The line containing "import plotly.graph_objects as go" marks the end: extract everything from the first line of the data through that line, exactly, with no pictures.

== Dataset content ==
-- begin --

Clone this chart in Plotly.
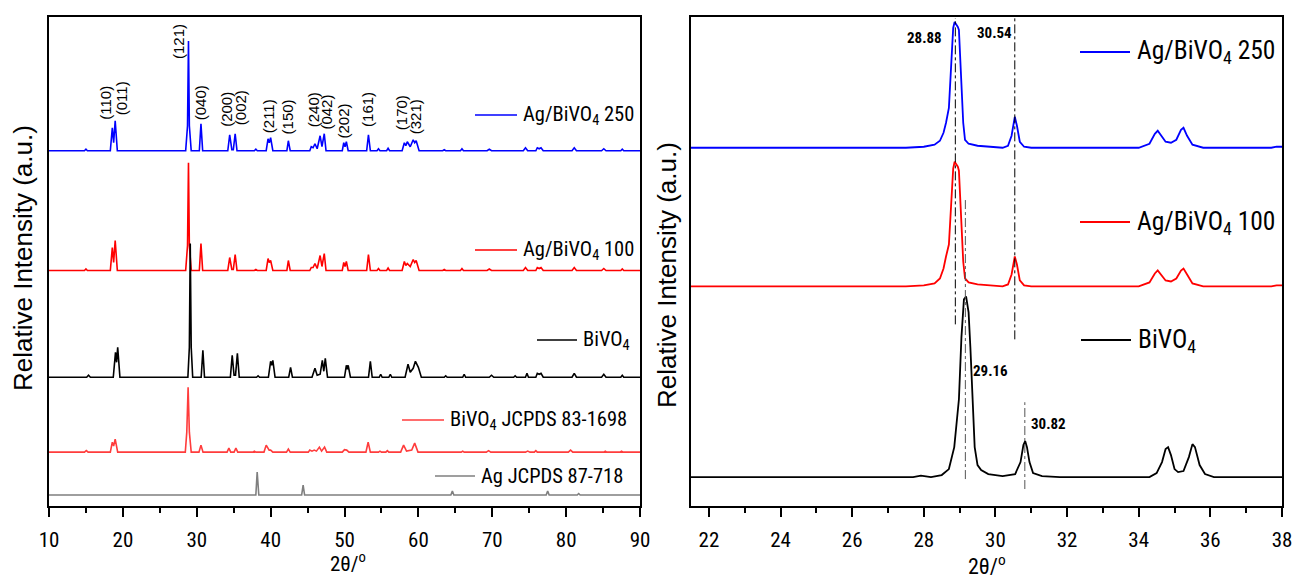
import plotly.graph_objects as go

# ---------------- LEFT PANEL DATA (2θ, relative intensity a.u.) ----------------
L250_x = [10, 14.8, 15.0, 15.2, 18.3, 18.57, 18.75, 18.96, 19.25, 28.5, 28.75, 28.88, 29.0, 29.25,
          30.35, 30.57, 30.8, 34.2, 34.46, 34.75, 34.95, 35.2, 35.45, 37.8, 38.0, 38.2,
          39.4, 39.65, 39.82, 40.0, 40.3, 42.2, 42.4, 42.65, 45.3, 45.5, 45.75, 46.0, 46.3, 46.7, 46.95, 47.26, 47.5,
          49.7, 49.9, 50.07, 50.25, 50.5, 53.0, 53.24, 53.5, 54.4, 54.6, 54.8, 55.7, 55.9, 56.1,
          57.8, 58.1, 58.3, 58.5, 58.9, 59.3, 59.5, 59.7, 60.1, 63.3, 63.5, 63.7, 65.7, 65.9, 66.1,
          69.3, 69.6, 69.9, 74.2, 74.5, 74.8, 75.9, 76.1, 76.35, 76.6, 76.9, 80.8, 81.1, 81.4,
          84.8, 85.1, 85.4, 87.4, 87.6, 87.8, 90]
L250_y = [0, 0, 1.5, 0, 0, 23, 8, 30, 0, 0, 25, 110, 25, 0,
          0, 27, 0, 0, 16, 1, 1, 17, 0, 0, 1.5, 0,
          0, 12, 8, 13, 0, 0, 10, 0, 0, 4, 3, 7, 2, 15, 4, 17, 0,
          0, 8, 4, 9, 0, 0, 16, 0, 0, 2, 0, 0, 2.5, 0,
          0, 8, 5, 9, 4, 11, 8, 10, 0, 0, 1, 0, 0, 2, 0,
          0, 1.5, 0, 0, 3, 0, 0, 3, 2, 3, 0, 0, 3, 0,
          0, 2, 0, 0, 1.5, 0, 0]

L100_x = L250_x
L100_y = [0, 0, 1.5, 0, 0, 23, 8, 30, 0, 0, 25, 108, 25, 0,
          0, 27, 0, 0, 13, 1, 1, 16, 0, 0, 1, 0,
          0, 12, 8, 10, 0, 0, 10, 0, 0, 3, 3, 7, 2, 15, 4, 17, 0,
          0, 8, 4, 9, 0, 0, 16, 0, 0, 2, 0, 0, 2.5, 0,
          0, 9, 5, 7, 4, 11, 8, 10, 0, 0, 1, 0, 0, 2, 0,
          0, 1.5, 0, 0, 3, 0, 0, 3, 2, 3, 0, 0, 3, 0,
          0, 2, 0, 0, 1.5, 0, 0]

LBi_x = [10, 15.1, 15.35, 15.6, 18.7, 19.0, 19.15, 19.3, 19.6, 28.8, 29.0, 29.12, 29.25, 29.45,
         30.6, 30.83, 31.05, 34.55, 34.8, 35.05, 35.25, 35.5, 35.75, 38.1, 38.3, 38.5,
         39.7, 40.0, 40.15, 40.3, 40.6, 42.45, 42.7, 42.95, 45.6, 45.8, 46.0, 46.3, 46.7, 47.0, 47.2, 47.4, 47.7,
         50.0, 50.25, 50.38, 50.5, 50.8, 53.25, 53.5, 53.75, 54.7, 54.9, 55.1, 56.0, 56.2, 56.4,
         58.2, 58.6, 58.9, 59.3, 59.6, 60.0, 60.4, 63.5, 63.7, 63.9, 66.0, 66.2, 66.4, 69.6, 69.9, 70.2,
         72.9, 73.1, 73.3, 74.5, 74.7, 74.9, 75.9, 76.1, 76.35, 76.6, 76.9, 80.8, 81.1, 81.4,
         84.8, 85.1, 85.4, 87.4, 87.6, 87.8, 90]
LBi_y = [0, 0, 2, 0, 0, 25, 15, 30, 0, 0, 30, 134, 30, 0,
         0, 27, 0, 0, 22, 2, 2, 24, 0, 0, 1.5, 0,
         0, 16, 12, 17, 0, 0, 10, 0, 0, 4, 9, 2, 3, 17, 6, 19, 0,
         0, 12, 8, 12, 0, 0, 16, 0, 0, 3, 0, 0, 3, 0,
         0, 13, 5, 9, 16, 10, 0, 0, 1.5, 0, 0, 3, 0, 0, 2, 0,
         0, 1.5, 0, 0, 4, 0, 0, 4, 3, 4, 0, 0, 4, 0,
         0, 3, 0, 0, 2, 0, 0]

LJB_x = [10, 14.8, 15.05, 15.3, 18.3, 18.57, 18.75, 18.96, 19.3, 28.45, 28.65, 28.83, 29.0, 29.25,
         30.3, 30.57, 30.85, 34.1, 34.35, 34.6, 35.05, 35.3, 35.55, 37.6, 37.8, 38.0,
         39.1, 39.4, 39.8, 40.0, 40.3, 42.15, 42.4, 42.65, 45.1, 45.3, 45.6, 45.9, 46.2, 46.6, 46.9, 47.3, 47.6,
         49.7, 50.0, 50.3, 50.6, 52.9, 53.2, 53.5, 54.6, 54.8, 55.0, 55.6, 55.8, 56.0,
         57.6, 58.0, 58.4, 59.1, 59.5, 59.95, 65.8, 66.0, 66.2, 69.2, 69.5, 69.8,
         74.5, 74.8, 75.1, 75.7, 75.9, 76.1, 80.3, 80.6, 80.9, 85.1, 85.3, 85.5, 87.3, 87.5, 87.7, 90]
LJB_y = [0, 0, 1.5, 0, 0, 10, 6, 13, 0, 0, 20, 65, 20, 0,
         0, 7, 0, 0, 4, 0, 0, 4, 0, 0, 1, 0,
         0, 7, 2, 2, 0, 0, 3, 0, 0, 2, 1, 2, 1, 5, 1, 5, 0,
         0, 2.5, 2, 0, 0, 10, 0, 0, 1, 0, 0, 1.5, 0,
         0, 7, 1, 2, 9, 0, 0, 1, 0, 0, 1.5, 0,
         0, 1, 0, 0, 1.5, 0, 0, 2, 0, 0, 1, 0, 0, 1, 0, 0]

LAg_x = [10, 38.0, 38.18, 38.4, 44.2, 44.4, 44.6, 64.4, 64.6, 64.8, 77.3, 77.5, 77.7, 81.5, 81.7, 81.9, 90]
LAg_y = [0, 0, 23, 0, 0, 10, 0, 0, 4, 0, 0, 4, 0, 0, 1.5, 0, 0]

L_names = ["Ag/BiVO<sub>4</sub> 250", "Ag/BiVO<sub>4</sub> 100", "BiVO<sub>4</sub>",
           "BiVO<sub>4</sub> JCPDS 83-1698", "Ag JCPDS 87-718"]
L_offsets = [356, 236, 129, 54, 11]

hkl_labels = ["(110)", "(011)", "(121)", "(040)", "(200)", "(002)", "(211)", "(150)",
              "(240)", "(042)", "(202)", "(161)", "(170)", "(321)"]
hkl_pos = [17.7, 19.8, 27.6, 30.5, 34.1, 35.9, 39.7, 42.3, 45.8, 47.6, 49.9, 53.2, 57.7, 59.6]
hkl_y = [404, 409, 465, 404, 397, 399, 391, 390, 397, 395, 386, 397, 394, 390]

# ---------------- RIGHT PANEL DATA ----------------
R250_x = [21.5, 27.5, 28.0, 28.3, 28.45, 28.55, 28.62, 28.7, 28.76, 28.82, 28.86, 28.9, 28.95, 28.98,
          29.05, 29.1, 29.15, 29.25, 29.5, 29.9, 30.2, 30.35, 30.45, 30.54, 30.6, 30.68, 30.8, 31.0,
          34.0, 34.3, 34.45, 34.53, 34.62, 34.75, 34.9, 35.05, 35.18, 35.25, 35.35, 35.5, 35.8, 37.7, 37.85, 38.0]
R250_y = [0, 0, 1, 3, 7, 15, 25, 40, 80, 120, 126, 124, 121, 118,
          70, 25, 8, 4, 2, 0.5, 0, 2, 12, 31, 22, 6, 1, 0,
          0, 4, 14, 17, 12, 6, 5, 8, 18, 20, 12, 3, 0, 0, 1, 1]

R100_x = R250_x
R100_y = [0, 0, 1, 3, 8, 18, 30, 42, 80, 118, 125, 123, 120, 116,
          70, 25, 8, 4, 2, 0.5, 0, 2, 12, 30, 22, 6, 1, 0,
          0, 4, 13, 16, 12, 6, 5, 8, 16, 18, 12, 3, 0, 0, 1, 1]

RBi_x = [21.5, 27.7, 27.92, 28.2, 28.5, 28.7, 28.85, 28.98, 29.05, 29.12, 29.18, 29.25, 29.3, 29.36,
         29.42, 29.5, 29.6, 29.8, 30.2, 30.55, 30.7, 30.78, 30.83, 30.88, 30.95, 31.05, 31.3, 31.8,
         34.3, 34.5, 34.65, 34.75, 34.82, 34.9, 35.0, 35.1, 35.25, 35.4, 35.5, 35.57, 35.7, 35.85, 36.1, 38.0]
RBi_y = [0, 0, 1.5, 0, 2, 8, 30, 78, 140, 178, 181, 165, 130, 78,
         30, 12, 7, 3, 1, 3, 15, 32, 36, 30, 15, 4, 1, 0,
         0, 4, 15, 28, 30, 22, 8, 5, 6, 20, 33, 30, 12, 3, 0, 0]

R_names = ["Ag/BiVO<sub>4</sub> 250", "Ag/BiVO<sub>4</sub> 100", "BiVO<sub>4</sub>"]
R_offsets = [359, 220, 29]

ref_peaks = [28.88, 30.54, 29.16, 30.82]
ref_labels = ["28.88", "30.54", "29.16", "30.82"]

COLORS = ["#0000FF", "#FF0000", "#000000", "#FF3C3C", "#7F7F7F"]
NARROW = "Roboto Condensed, Liberation Sans Narrow, Arial Narrow, sans-serif"
REG = "Liberation Sans, Arial, sans-serif"

fig = go.Figure()

L_series = [(L250_x, L250_y), (L100_x, L100_y), (LBi_x, LBi_y), (LJB_x, LJB_y), (LAg_x, LAg_y)]
for (xs, ys), off, name, col in zip(L_series, L_offsets, L_names, COLORS):
    fig.add_trace(go.Scatter(x=xs, y=[v + off for v in ys], mode="lines", name=name,
                             line=dict(color=col, width=1.6), xaxis="x", yaxis="y", showlegend=False))

R_series = [(R250_x, R250_y), (R100_x, R100_y), (RBi_x, RBi_y)]
for (xs, ys), off, name, col in zip(R_series, R_offsets, R_names, COLORS[:3]):
    fig.add_trace(go.Scatter(x=xs, y=[v + off for v in ys], mode="lines", name=name,
                             line=dict(color=col, width=1.8), xaxis="x2", yaxis="y2", showlegend=False))

# reference dash-dot lines (right panel)
ref_spans = [(182, 489), (167, 490), (27, 309), (17, 104)]
ref_cols = ["#000000", "#000000", "#555555", "#555555"]
for p, (y0, y1), c in zip(ref_peaks, ref_spans, ref_cols):
    fig.add_trace(go.Scatter(x=[p, p], y=[y0, y1], mode="lines", xaxis="x2", yaxis="y2",
                             line=dict(color=c, width=1, dash="dashdot"), showlegend=False))

W, H = 1292, 579
def px(x): return x / W
def py(y): return 1 - y / H

ann = []
# hkl labels
for lab, xp, yp in zip(hkl_labels, hkl_pos, hkl_y):
    ann.append(dict(x=xp, y=yp, xref="x", yref="y", text=lab, textangle=-90, showarrow=False,
                    xanchor="center", yanchor="middle",
                    font=dict(family=REG, size=15, color="black")))
# peak-position labels
ref_ann_pos = [(28.55, 469, "right"), (29.98, 474, "center"), (29.86, 135, "center"), (31.48, 82, "center")]
for lab, (xp, yp, al) in zip(ref_labels, ref_ann_pos):
    ann.append(dict(x=xp, y=yp, xref="x2", yref="y2", text="<b>%s</b>" % lab, showarrow=False,
                    xanchor=al, yanchor="middle", font=dict(family=NARROW, size=15, color="black")))

shapes = []
# manual legends, left panel
L_leg = [(475, 517, 115), (475, 517, 250), (537, 577, 340), (402, 444, 420), (435, 475, 476)]
for (x0, x1, yy), name, col in zip(L_leg, L_names, COLORS):
    shapes.append(dict(type="line", xref="paper", yref="paper", x0=px(x0), x1=px(x1), y0=py(yy), y1=py(yy),
                       line=dict(color=col, width=1.6)))
    ann.append(dict(x=px(x1 + 4), y=py(yy), xref="paper", yref="paper", text=name, showarrow=False,
                    xanchor="left", yanchor="middle", font=dict(family=NARROW, size=20.5, color="black")))
R_leg = [(1080, 1130, 52), (1080, 1130, 222), (1081, 1131, 340)]
for (x0, x1, yy), name, col in zip(R_leg, R_names, COLORS[:3]):
    shapes.append(dict(type="line", xref="paper", yref="paper", x0=px(x0), x1=px(x1), y0=py(yy), y1=py(yy),
                       line=dict(color=col, width=1.8)))
    ann.append(dict(x=px(x1 + 5), y=py(yy), xref="paper", yref="paper", text=name, showarrow=False,
                    xanchor="left", yanchor="middle", font=dict(family=NARROW, size=25.5, color="black")))

# axis titles
ann.append(dict(x=px(23), y=py(258), xref="paper", yref="paper", text="Relative Intensity (a.u.)",
                textangle=-90, showarrow=False, xanchor="center", yanchor="middle",
                font=dict(family=REG, size=26, color="black")))
ann.append(dict(x=px(667), y=py(275), xref="paper", yref="paper", text="Relative Intensity (a.u.)",
                textangle=-90, showarrow=False, xanchor="center", yanchor="middle",
                font=dict(family=REG, size=26, color="black")))
ann.append(dict(x=px(348), y=py(562), xref="paper", yref="paper", text="2θ/<sup>o</sup>",
                showarrow=False, xanchor="center", yanchor="middle",
                font=dict(family=NARROW, size=21, color="black")))
ann.append(dict(x=px(987), y=py(565), xref="paper", yref="paper", text="2θ/<sup>o</sup>",
                showarrow=False, xanchor="center", yanchor="middle",
                font=dict(family=NARROW, size=22, color="black")))

xcommon = dict(showline=True, linecolor="black", linewidth=2, mirror=True, ticks="outside",
               ticklen=9, tickwidth=1.5, tickcolor="black", showgrid=False, zeroline=False,
               ticklabelstandoff=5, ticklabeloverflow="allow",
               tickfont=dict(family=NARROW, size=21, color="black"), automargin=False)
ycommon = dict(showline=True, linecolor="black", linewidth=1.6, mirror=True, ticks="",
               showticklabels=False, showgrid=False, zeroline=False, range=[0, 490], automargin=False)

fig.update_layout(
    width=W, height=H, margin=dict(l=0, r=0, t=0, b=0),
    paper_bgcolor="white", plot_bgcolor="white",
    xaxis=dict(domain=[px(49), px(640)], range=[10, 90.0001], dtick=10, anchor="y",
               minor=dict(dtick=5, ticks="outside", ticklen=5, tickwidth=1.5, tickcolor="black"), **xcommon),
    yaxis=dict(domain=[py(506), py(17)], anchor="x", **ycommon),
    xaxis2=dict(domain=[px(691), px(1282)], range=[21.5, 38.0001], dtick=2, tick0=0, anchor="y2",
                minor=dict(dtick=1, ticks="outside", ticklen=5, tickwidth=1.5, tickcolor="black"), **xcommon),
    yaxis2=dict(domain=[py(506), py(17)], anchor="x2", **ycommon),
    annotations=ann, shapes=shapes,
)

fig.write_html("out.html")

-- end --

== Response to this exercise ==
Clone this chart in Plotly.
import plotly.graph_objects as go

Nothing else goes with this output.